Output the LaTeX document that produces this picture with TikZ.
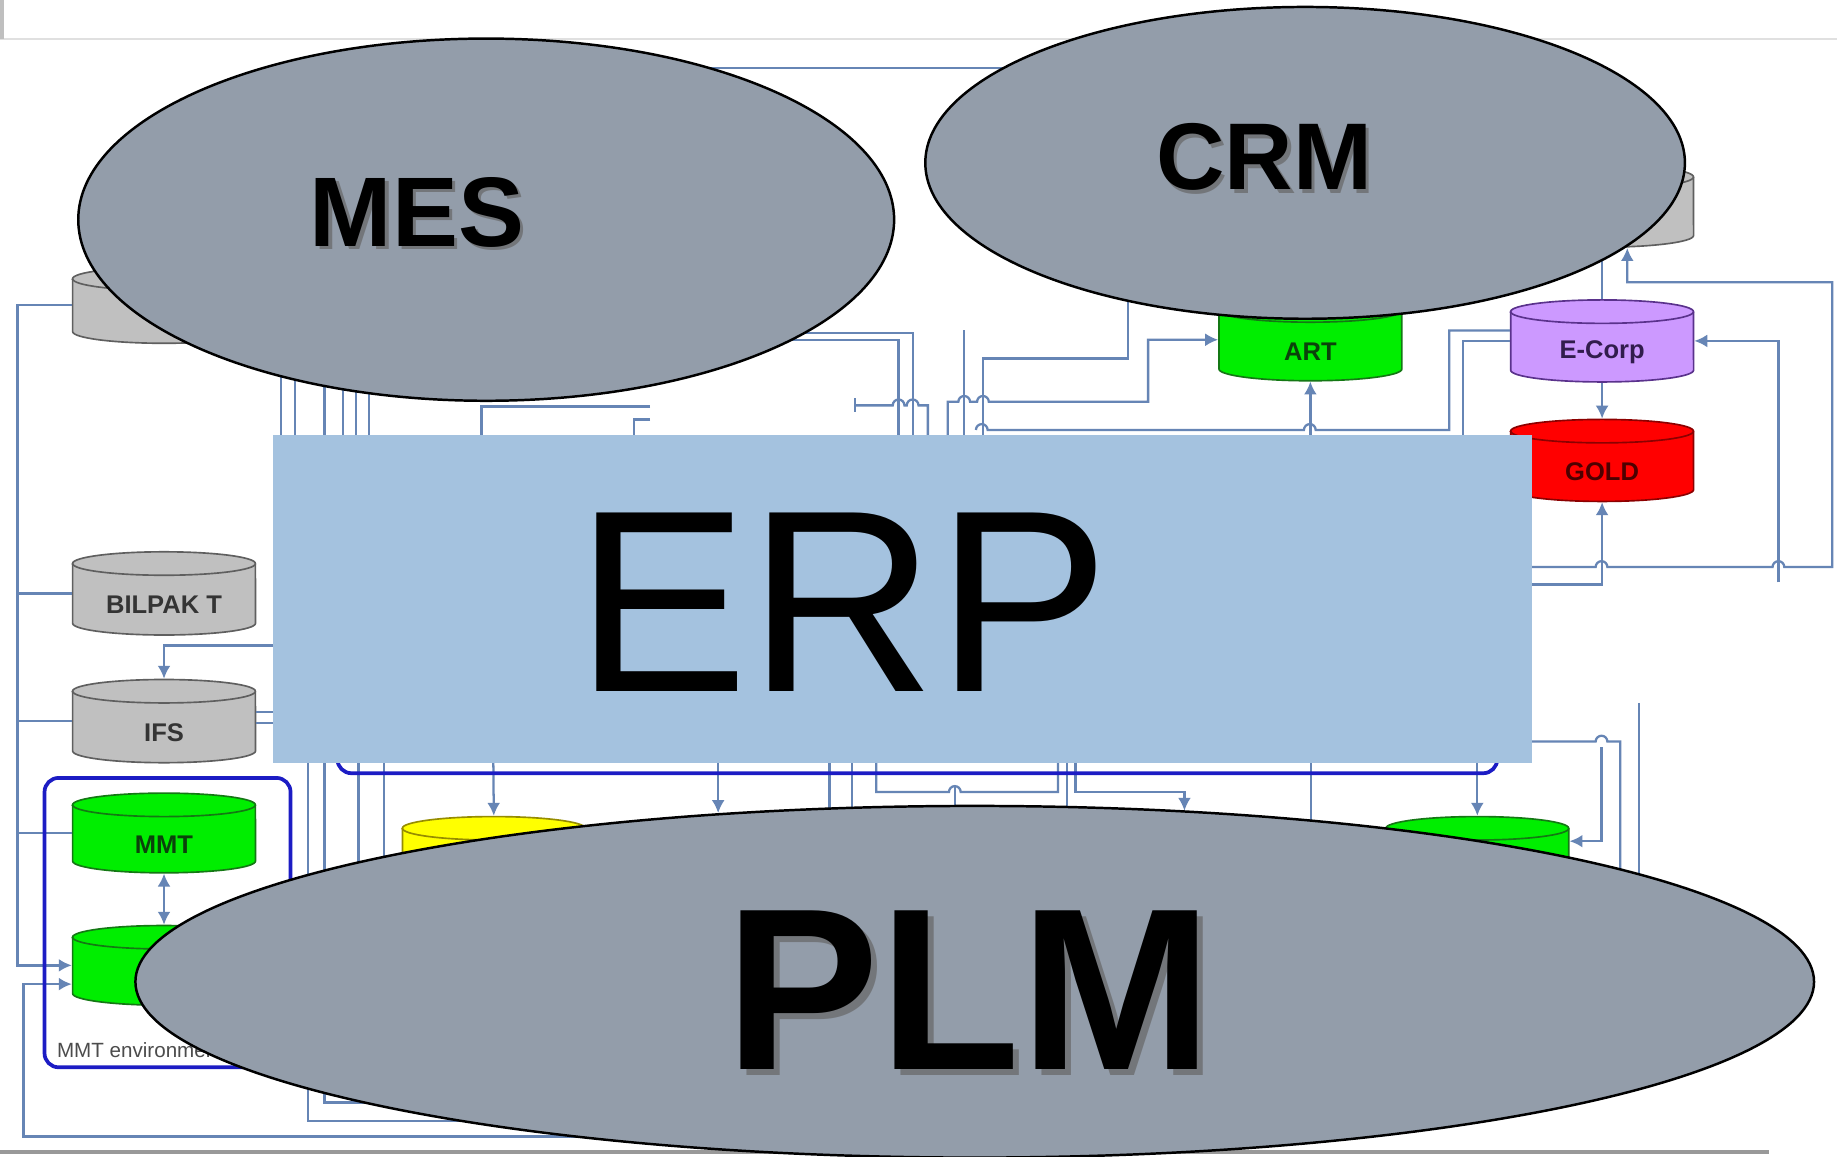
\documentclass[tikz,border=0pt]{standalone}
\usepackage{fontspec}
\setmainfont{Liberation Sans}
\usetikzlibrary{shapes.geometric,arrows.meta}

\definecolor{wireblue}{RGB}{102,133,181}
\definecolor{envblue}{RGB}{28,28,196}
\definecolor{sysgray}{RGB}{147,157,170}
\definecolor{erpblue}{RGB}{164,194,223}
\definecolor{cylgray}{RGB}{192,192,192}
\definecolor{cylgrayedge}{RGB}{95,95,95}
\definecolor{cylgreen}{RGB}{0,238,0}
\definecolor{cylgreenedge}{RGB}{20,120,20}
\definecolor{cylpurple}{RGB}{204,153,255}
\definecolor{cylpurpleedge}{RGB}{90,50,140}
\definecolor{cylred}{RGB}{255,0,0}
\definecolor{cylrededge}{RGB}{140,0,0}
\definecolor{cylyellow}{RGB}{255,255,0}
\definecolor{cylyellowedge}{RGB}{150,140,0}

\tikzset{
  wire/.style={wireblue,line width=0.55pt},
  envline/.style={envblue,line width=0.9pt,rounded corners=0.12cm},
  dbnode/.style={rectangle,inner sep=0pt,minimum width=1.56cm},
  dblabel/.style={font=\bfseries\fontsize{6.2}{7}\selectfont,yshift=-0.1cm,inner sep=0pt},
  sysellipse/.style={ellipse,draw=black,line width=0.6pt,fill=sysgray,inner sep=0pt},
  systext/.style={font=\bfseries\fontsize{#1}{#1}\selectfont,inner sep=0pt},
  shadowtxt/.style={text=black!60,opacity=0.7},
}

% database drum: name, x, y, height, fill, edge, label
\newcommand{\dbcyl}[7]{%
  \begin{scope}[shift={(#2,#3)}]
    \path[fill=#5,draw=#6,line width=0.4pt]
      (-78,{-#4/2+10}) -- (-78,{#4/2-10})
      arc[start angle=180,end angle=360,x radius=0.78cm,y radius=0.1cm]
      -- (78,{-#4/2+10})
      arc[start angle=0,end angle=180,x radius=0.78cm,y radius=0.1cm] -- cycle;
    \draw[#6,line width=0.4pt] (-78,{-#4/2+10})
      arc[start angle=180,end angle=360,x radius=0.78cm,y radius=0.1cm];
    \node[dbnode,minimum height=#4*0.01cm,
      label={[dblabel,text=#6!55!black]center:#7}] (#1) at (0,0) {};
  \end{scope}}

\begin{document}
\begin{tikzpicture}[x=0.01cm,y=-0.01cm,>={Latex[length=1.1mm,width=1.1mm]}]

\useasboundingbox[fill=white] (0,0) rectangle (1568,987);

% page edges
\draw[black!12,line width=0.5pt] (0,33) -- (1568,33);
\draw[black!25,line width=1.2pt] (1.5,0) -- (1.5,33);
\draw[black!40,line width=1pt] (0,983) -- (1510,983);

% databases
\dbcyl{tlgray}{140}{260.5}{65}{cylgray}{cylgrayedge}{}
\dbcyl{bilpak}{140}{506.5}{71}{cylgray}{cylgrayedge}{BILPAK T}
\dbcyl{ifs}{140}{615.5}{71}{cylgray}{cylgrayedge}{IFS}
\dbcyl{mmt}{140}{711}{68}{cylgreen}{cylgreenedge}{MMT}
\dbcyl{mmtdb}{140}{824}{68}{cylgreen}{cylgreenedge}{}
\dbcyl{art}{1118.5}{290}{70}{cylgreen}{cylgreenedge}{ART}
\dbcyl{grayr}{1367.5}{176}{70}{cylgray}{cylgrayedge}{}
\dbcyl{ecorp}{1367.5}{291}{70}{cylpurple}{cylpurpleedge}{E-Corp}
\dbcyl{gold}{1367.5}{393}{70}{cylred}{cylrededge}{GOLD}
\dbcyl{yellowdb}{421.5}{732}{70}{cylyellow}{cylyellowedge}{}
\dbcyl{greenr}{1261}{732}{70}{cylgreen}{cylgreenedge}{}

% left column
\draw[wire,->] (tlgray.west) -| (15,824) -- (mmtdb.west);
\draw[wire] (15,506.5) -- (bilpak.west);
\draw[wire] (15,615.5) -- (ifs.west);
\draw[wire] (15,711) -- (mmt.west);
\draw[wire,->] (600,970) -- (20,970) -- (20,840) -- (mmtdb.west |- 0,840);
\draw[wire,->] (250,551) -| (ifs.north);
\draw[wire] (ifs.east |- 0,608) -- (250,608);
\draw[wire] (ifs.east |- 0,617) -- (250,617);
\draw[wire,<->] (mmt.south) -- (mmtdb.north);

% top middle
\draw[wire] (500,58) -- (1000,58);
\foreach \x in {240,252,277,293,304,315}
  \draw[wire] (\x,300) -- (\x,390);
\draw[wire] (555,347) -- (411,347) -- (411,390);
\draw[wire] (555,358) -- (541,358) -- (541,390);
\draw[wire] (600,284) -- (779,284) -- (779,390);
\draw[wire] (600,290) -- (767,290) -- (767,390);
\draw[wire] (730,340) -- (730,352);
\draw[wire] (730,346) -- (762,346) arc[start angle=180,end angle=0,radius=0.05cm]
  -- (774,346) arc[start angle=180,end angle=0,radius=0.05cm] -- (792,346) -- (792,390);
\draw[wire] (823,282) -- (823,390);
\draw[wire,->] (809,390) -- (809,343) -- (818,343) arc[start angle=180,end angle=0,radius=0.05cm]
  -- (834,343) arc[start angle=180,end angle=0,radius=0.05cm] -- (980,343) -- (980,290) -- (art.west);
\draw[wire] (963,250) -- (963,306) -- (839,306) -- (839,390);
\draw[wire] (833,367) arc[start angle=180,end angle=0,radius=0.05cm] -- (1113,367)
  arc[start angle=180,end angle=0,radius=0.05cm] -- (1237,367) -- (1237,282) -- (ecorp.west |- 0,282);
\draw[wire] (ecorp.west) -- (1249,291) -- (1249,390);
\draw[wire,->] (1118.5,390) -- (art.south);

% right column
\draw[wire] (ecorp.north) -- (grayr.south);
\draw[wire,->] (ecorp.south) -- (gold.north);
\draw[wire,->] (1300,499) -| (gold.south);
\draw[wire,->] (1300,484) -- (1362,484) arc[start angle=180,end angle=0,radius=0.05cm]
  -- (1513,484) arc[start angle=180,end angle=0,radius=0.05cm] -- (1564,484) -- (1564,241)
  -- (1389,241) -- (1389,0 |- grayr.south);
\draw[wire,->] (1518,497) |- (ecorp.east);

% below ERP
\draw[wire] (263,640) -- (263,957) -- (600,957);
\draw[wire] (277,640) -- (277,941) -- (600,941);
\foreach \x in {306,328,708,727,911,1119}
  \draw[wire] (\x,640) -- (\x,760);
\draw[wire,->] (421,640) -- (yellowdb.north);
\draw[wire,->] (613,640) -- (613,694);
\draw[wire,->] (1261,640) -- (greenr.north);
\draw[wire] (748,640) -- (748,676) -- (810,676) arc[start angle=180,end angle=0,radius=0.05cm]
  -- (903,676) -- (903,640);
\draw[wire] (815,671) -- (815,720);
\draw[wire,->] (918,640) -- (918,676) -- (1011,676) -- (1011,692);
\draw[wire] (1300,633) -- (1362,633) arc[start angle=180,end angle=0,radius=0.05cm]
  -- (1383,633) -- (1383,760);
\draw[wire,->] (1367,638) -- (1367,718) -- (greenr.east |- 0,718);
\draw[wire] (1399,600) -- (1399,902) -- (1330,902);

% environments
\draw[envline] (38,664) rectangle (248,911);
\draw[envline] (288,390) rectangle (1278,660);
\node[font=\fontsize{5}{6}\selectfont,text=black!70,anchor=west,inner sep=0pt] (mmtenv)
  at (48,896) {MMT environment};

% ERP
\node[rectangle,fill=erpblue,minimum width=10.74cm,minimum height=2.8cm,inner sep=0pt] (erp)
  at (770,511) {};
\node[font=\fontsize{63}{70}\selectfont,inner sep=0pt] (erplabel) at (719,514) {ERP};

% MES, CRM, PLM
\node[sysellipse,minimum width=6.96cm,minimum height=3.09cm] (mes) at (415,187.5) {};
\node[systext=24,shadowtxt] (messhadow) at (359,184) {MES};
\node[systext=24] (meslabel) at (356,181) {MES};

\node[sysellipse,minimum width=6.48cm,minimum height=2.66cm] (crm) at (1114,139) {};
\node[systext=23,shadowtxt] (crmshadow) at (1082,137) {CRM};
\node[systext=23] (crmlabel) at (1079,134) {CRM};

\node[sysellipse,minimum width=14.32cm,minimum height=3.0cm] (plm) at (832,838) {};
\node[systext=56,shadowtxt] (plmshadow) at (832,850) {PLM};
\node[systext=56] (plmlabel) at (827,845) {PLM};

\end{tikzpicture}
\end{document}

_ _ _

→ TASK TO CARRY OUT: Write out an exact copy of the listing, first line through the line containing "(0,983) -- (1510,983);", with the pictures left out.

→ OUTPUT OF THE TASK:
Output the LaTeX document that produces this picture with TikZ.
\documentclass[tikz,border=0pt]{standalone}
\usepackage{fontspec}
\setmainfont{Liberation Sans}
\usetikzlibrary{shapes.geometric,arrows.meta}

\definecolor{wireblue}{RGB}{102,133,181}
\definecolor{envblue}{RGB}{28,28,196}
\definecolor{sysgray}{RGB}{147,157,170}
\definecolor{erpblue}{RGB}{164,194,223}
\definecolor{cylgray}{RGB}{192,192,192}
\definecolor{cylgrayedge}{RGB}{95,95,95}
\definecolor{cylgreen}{RGB}{0,238,0}
\definecolor{cylgreenedge}{RGB}{20,120,20}
\definecolor{cylpurple}{RGB}{204,153,255}
\definecolor{cylpurpleedge}{RGB}{90,50,140}
\definecolor{cylred}{RGB}{255,0,0}
\definecolor{cylrededge}{RGB}{140,0,0}
\definecolor{cylyellow}{RGB}{255,255,0}
\definecolor{cylyellowedge}{RGB}{150,140,0}

\tikzset{
  wire/.style={wireblue,line width=0.55pt},
  envline/.style={envblue,line width=0.9pt,rounded corners=0.12cm},
  dbnode/.style={rectangle,inner sep=0pt,minimum width=1.56cm},
  dblabel/.style={font=\bfseries\fontsize{6.2}{7}\selectfont,yshift=-0.1cm,inner sep=0pt},
  sysellipse/.style={ellipse,draw=black,line width=0.6pt,fill=sysgray,inner sep=0pt},
  systext/.style={font=\bfseries\fontsize{#1}{#1}\selectfont,inner sep=0pt},
  shadowtxt/.style={text=black!60,opacity=0.7},
}

% database drum: name, x, y, height, fill, edge, label
\newcommand{\dbcyl}[7]{%
  \begin{scope}[shift={(#2,#3)}]
    \path[fill=#5,draw=#6,line width=0.4pt]
      (-78,{-#4/2+10}) -- (-78,{#4/2-10})
      arc[start angle=180,end angle=360,x radius=0.78cm,y radius=0.1cm]
      -- (78,{-#4/2+10})
      arc[start angle=0,end angle=180,x radius=0.78cm,y radius=0.1cm] -- cycle;
    \draw[#6,line width=0.4pt] (-78,{-#4/2+10})
      arc[start angle=180,end angle=360,x radius=0.78cm,y radius=0.1cm];
    \node[dbnode,minimum height=#4*0.01cm,
      label={[dblabel,text=#6!55!black]center:#7}] (#1) at (0,0) {};
  \end{scope}}

\begin{document}
\begin{tikzpicture}[x=0.01cm,y=-0.01cm,>={Latex[length=1.1mm,width=1.1mm]}]

\useasboundingbox[fill=white] (0,0) rectangle (1568,987);

% page edges
\draw[black!12,line width=0.5pt] (0,33) -- (1568,33);
\draw[black!25,line width=1.2pt] (1.5,0) -- (1.5,33);
\draw[black!40,line width=1pt] (0,983) -- (1510,983);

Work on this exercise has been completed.